Empirical Evaluation
Extensive experiments were conducted on Qwen2.5-Math-1.5B and 7B base models, over six mathematical reasoning benchmarks. Calibration (AUC-mean) and accuracy (mean@16) metrics were reported, along with precision-coverage curves for hallucination mitigation.
Figure 2: Results of calibration (AUC-mean) and accuracy (mean@16) for CAPO and baselines on Qwen2.5-Math-7B across six test benchmarks.
CAPO achieves up to 15% AUC improvement over GRPO in 1.5B-scale models and up to 25% improvement in 7B-scale models, with accuracy comparable to or exceeding GRPO, particularly on AIME 2024/2025 and Minerva datasets. Notably, methods like SimKO, while improving ranking, suffer sharp accuracy drops, underscoring the necessity of joint optimization.

Figure 3: Precision-Coverage curves for CAPO and baselines on Qwen2.5-Math-1.5B (left) and 7B (right), demonstrating Pareto-optimal trade-offs for hallucination mitigation.

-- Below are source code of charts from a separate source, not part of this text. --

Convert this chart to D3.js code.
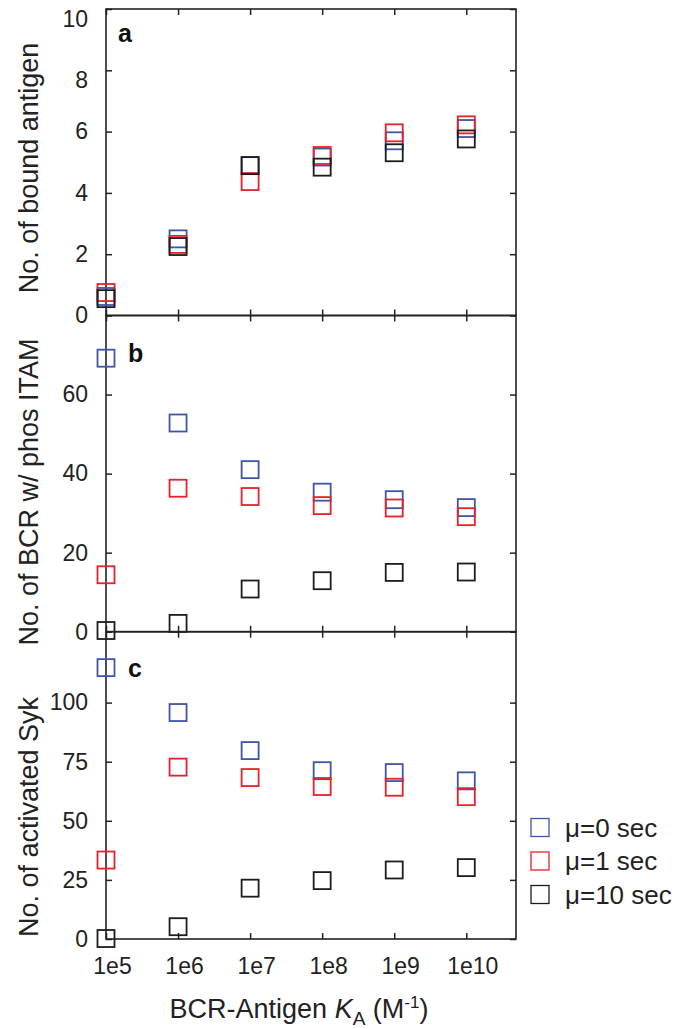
<!DOCTYPE html>
<html>
<head>
<meta charset="utf-8">
<script src="https://cdn.jsdelivr.net/npm/d3@7"></script>
<style>
  body { margin: 0; background: #fff; }
  svg { display: block; font-family: "Liberation Sans", Arial, Helvetica, sans-serif; }
</style>
</head>
<body>
<svg></svg>
<script>
// affinity values on the x axis
let kaValues = [1e5, 1e6, 1e7, 1e8, 1e9, 1e10]
let kaLabels = ['1e5', '1e6', '1e7', '1e8', '1e9', '1e10']

let seriesNames = ['\u03bc=0 sec', '\u03bc=1 sec', '\u03bc=10 sec']
let seriesColors = ['#3f55a6', '#e3222b', '#1c1c1c']

// panel a: bound antigen
let boundMu0 = [0.62, 2.5, 4.89, 5.17, 5.7, 6.1]
let boundMu1 = [0.75, 2.32, 4.37, 5.22, 5.96, 6.22]
let boundMu10 = [0.55, 2.25, 4.89, 4.84, 5.31, 5.76]

// panel b: BCR with phosphorylated ITAM
let itamMu0 = [69.2, 52.8, 41.0, 35.3, 33.4, 31.4]
let itamMu1 = [14.4, 36.3, 34.2, 31.9, 31.3, 29.1]
let itamMu10 = [0.3, 2.1, 10.8, 12.9, 15.0, 15.1]

// panel c: activated Syk
let sykMu0 = [114.8, 95.8, 79.7, 71.2, 70.4, 66.9]
let sykMu1 = [33.4, 72.7, 68.3, 64.5, 64.2, 60.2]
let sykMu10 = [0.2, 5.2, 21.5, 24.7, 29.2, 30.2]

let ticksA = [0, 2, 4, 6, 8, 10]
let ticksB = [0, 20, 40, 60]
let ticksC = [0, 25, 50, 75, 100]

let width = 680
let height = 1029
let left = 106
let right = 516
let tickLen = 6

let svg = d3.select('svg')
    .attr('width', width)
    .attr('height', height)

let xScale = d3.scaleLog()
    .domain([1e5, Math.pow(10, 10.69)])
    .range([left, right])

let panels = [
    { label: 'a', title: 'No. of bound antigen', series: [boundMu0, boundMu1, boundMu10],
      domain: [0, 10], top: 9, bottom: 315.5, ticks: ticksA, titleY: 168, labelX: 118, labelY: 42 },
    { label: 'b', title: 'No. of BCR w/ phos ITAM', series: [itamMu0, itamMu1, itamMu10],
      domain: [0, 80], top: 315.5, bottom: 631.7, ticks: ticksB, titleY: 492, labelX: 128, labelY: 362 },
    { label: 'c', title: 'No. of activated Syk', series: [sykMu0, sykMu1, sykMu10],
      domain: [0, 130], top: 631.7, bottom: 939, ticks: ticksC, titleY: 817, labelX: 128, labelY: 677 }
]

let styleAxis = (g) => {
    g.select('.domain').remove()
    g.selectAll('line').attr('stroke', '#222').attr('stroke-width', 1.5)
    g.selectAll('text').attr('fill', '#222').style('font-size', '23px').attr('font-family', null)
}

let drawPanel = (p, i) => {
    let yScale = d3.scaleLinear()
        .domain(p.domain)
        .range([p.bottom, p.top])

    // left axis with labels
    let lg = svg.append('g')
       .attr('transform', 'translate(' + left + ', 0)')
       .call(d3.axisLeft(yScale).tickValues(p.ticks).tickSizeInner(-tickLen).tickSizeOuter(0).tickPadding(18))
       .call(styleAxis)
    if (i === 0) {
        // top labels of panel a sit a little lower in the original
        lg.selectAll('.tick text').filter(d => d >= 8).attr('dy', '0.75em')
    }

    // right axis, ticks only
    svg.append('g')
       .attr('transform', 'translate(' + right + ', 0)')
       .call(d3.axisRight(yScale).tickValues(p.ticks).tickSizeInner(-tickLen).tickSizeOuter(0).tickFormat(''))
       .call(styleAxis)

    // top axis, ticks only
    svg.append('g')
       .attr('transform', 'translate(0, ' + p.top + ')')
       .call(d3.axisTop(xScale).tickValues(kaValues).tickSizeInner(-tickLen).tickSizeOuter(0).tickFormat(''))
       .call(styleAxis)

    // bottom axis, labels only on last panel
    let bottomAxis = d3.axisBottom(xScale).tickValues(kaValues).tickSizeInner(-tickLen).tickSizeOuter(0).tickPadding(19)
    if (i === panels.length - 1) {
        bottomAxis.tickFormat((d, j) => kaLabels[j])
    } else {
        bottomAxis.tickFormat('')
    }
    let bg = svg.append('g')
       .attr('transform', 'translate(0, ' + p.bottom + ')')
       .call(bottomAxis)
       .call(styleAxis)
    bg.selectAll('text').attr('dx', 6)

    // frame
    svg.append('rect')
       .attr('x', left)
       .attr('y', p.top)
       .attr('width', right - left)
       .attr('height', p.bottom - p.top)
       .attr('fill', 'none')
       .attr('stroke', '#222')
       .attr('stroke-width', 1.6)

    // panel letter
    svg.append('text')
       .attr('x', p.labelX)
       .attr('y', p.labelY)
       .attr('font-weight', 'bold')
       .style('font-size', '25px')
       .attr('fill', '#111')
       .text(p.label)

    // y title
    svg.append('text')
       .attr('transform', 'translate(38, ' + p.titleY + ') rotate(-90)')
       .attr('text-anchor', 'middle')
       .style('font-size', '27px')
       .attr('fill', '#222')
       .text(p.title)

    // squares
    let size = 17
    p.series.forEach((values, s) => {
        svg.append('g')
           .selectAll('rect')
           .data(values)
           .enter()
           .append('rect')
           .attr('x', (d, j) => xScale(kaValues[j]) - size / 2)
           .attr('y', d => yScale(d) - size / 2)
           .attr('width', size)
           .attr('height', size)
           .attr('fill', 'none')
           .attr('stroke', seriesColors[s])
           .attr('stroke-width', 1.8)
    })
}

panels.forEach(drawPanel)

// x title
let xTitle = svg.append('text')
    .attr('x', 299)
    .attr('y', 1018)
    .attr('text-anchor', 'middle')
    .style('font-size', '27px')
    .attr('fill', '#222')
xTitle.append('tspan').text('BCR-Antigen ')
xTitle.append('tspan').attr('font-style', 'italic').text('K')
xTitle.append('tspan').attr('dy', 7).style('font-size', '19px').text('A')
xTitle.append('tspan').attr('dy', -7).text(' (M')
xTitle.append('tspan').attr('dy', -10).style('font-size', '17px').text('-1')
xTitle.append('tspan').attr('dy', 10).text(')')

// legend
let legend = svg.append('g')
legend.selectAll('rect')
    .data(seriesNames)
    .enter()
    .append('rect')
    .attr('x', 531)
    .attr('y', (d, i) => 818.5 + i * 33.5)
    .attr('width', 18)
    .attr('height', 18)
    .attr('fill', 'none')
    .attr('stroke', (d, i) => seriesColors[i])
    .attr('stroke-width', 1.3)
legend.selectAll('text')
    .data(seriesNames)
    .enter()
    .append('text')
    .attr('x', 565)
    .attr('y', (d, i) => 836.5 + i * 33.5)
    .style('font-size', '26px')
    .attr('fill', '#222')
    .text(d => d)
</script>
</body>
</html>
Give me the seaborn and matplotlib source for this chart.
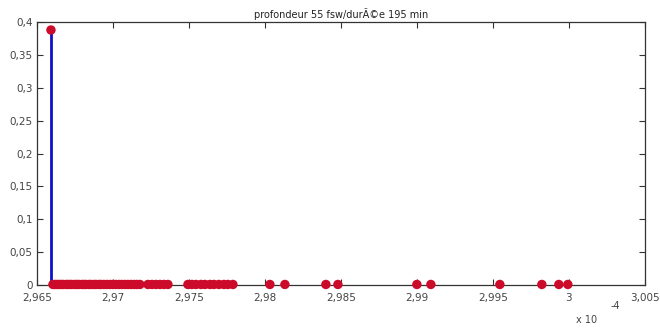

CAPO establishes a Pareto-optimal precision–coverage curve, outperforming GRPO and GSPO in reliable abstention scenarios, which is crucial for high-risk deployments. Moreover, when used in downstream inference-time scaling tasks, CAPO achieves up to 5% accuracy increment over GRPO, demonstrating improved utility of calibrated confidence scores for response aggregation.
Figure 4: Results of calibration (AUC-mean) and accuracy (mean@16) for CAPO and baselines on Qwen2.5-Math-1.5B across six test benchmarks.
Algorithmic Stability and Ablation Studies
CAPO exhibits stable learning dynamics; calibration improves monotonically during training, unlike GRPO/GSPO, which undergo persistent calibration collapse. Hyperparameter ablation (e.g., surrogate temperature Ï„, masking thresholds) confirms robust performance, with the masking mechanism critical for preventing early entropy stagnation and maximizing accuracy gains.
Practical and Theoretical Implications
CAPO makes a strong case for theoretically grounded RL policy optimization in reasoning LLMs. The blend of consistent AUC surrogate and noise masking yields models that are both accurate and trustworthy, a duality difficult to achieve with prior methods. This paradigm will likely inform training objectives for broader reasoning tasks beyond mathematical QA, including logical inference, commonsense reasoning, and automated evaluation pipelines.
From a theoretical perspective, the work advances understanding of calibration failures in reward-based RL, clarifies surrogate loss design requirements, and demonstrates regret bounds on calibration-aware optimization. The practical implication is calibrated LLMs with reliable abstention and precision, significantly reducing hallucination risk.
Future Outlook
The proposed framework is extensible to more complex tasks—logical puzzles, commonsense, and open-domain QA—where calibration is equally essential. Integration of calibration-aware policy optimization with multi-agent reasoning, dynamic task routing, and self-consistency ensembles promises further gains in both performance and interpretability of LLMs. CAPO's design also provides a template for optimization objectives in RLHF settings where trustworthiness matters.
Conclusion
"Calibration-Aware Policy Optimization for Reasoning LLMs" delineates the theoretical limitations of reward-only RL objectives with respect to calibration and demonstrates a provably consistent alternative with strong empirical merit. CAPO jointly optimizes accuracy and calibration, resulting in enhanced precision, coverage, and downstream utility for reasoning LLMs. This approach sets an important precedent for principled objective design in RL-fine-tuned LLMs.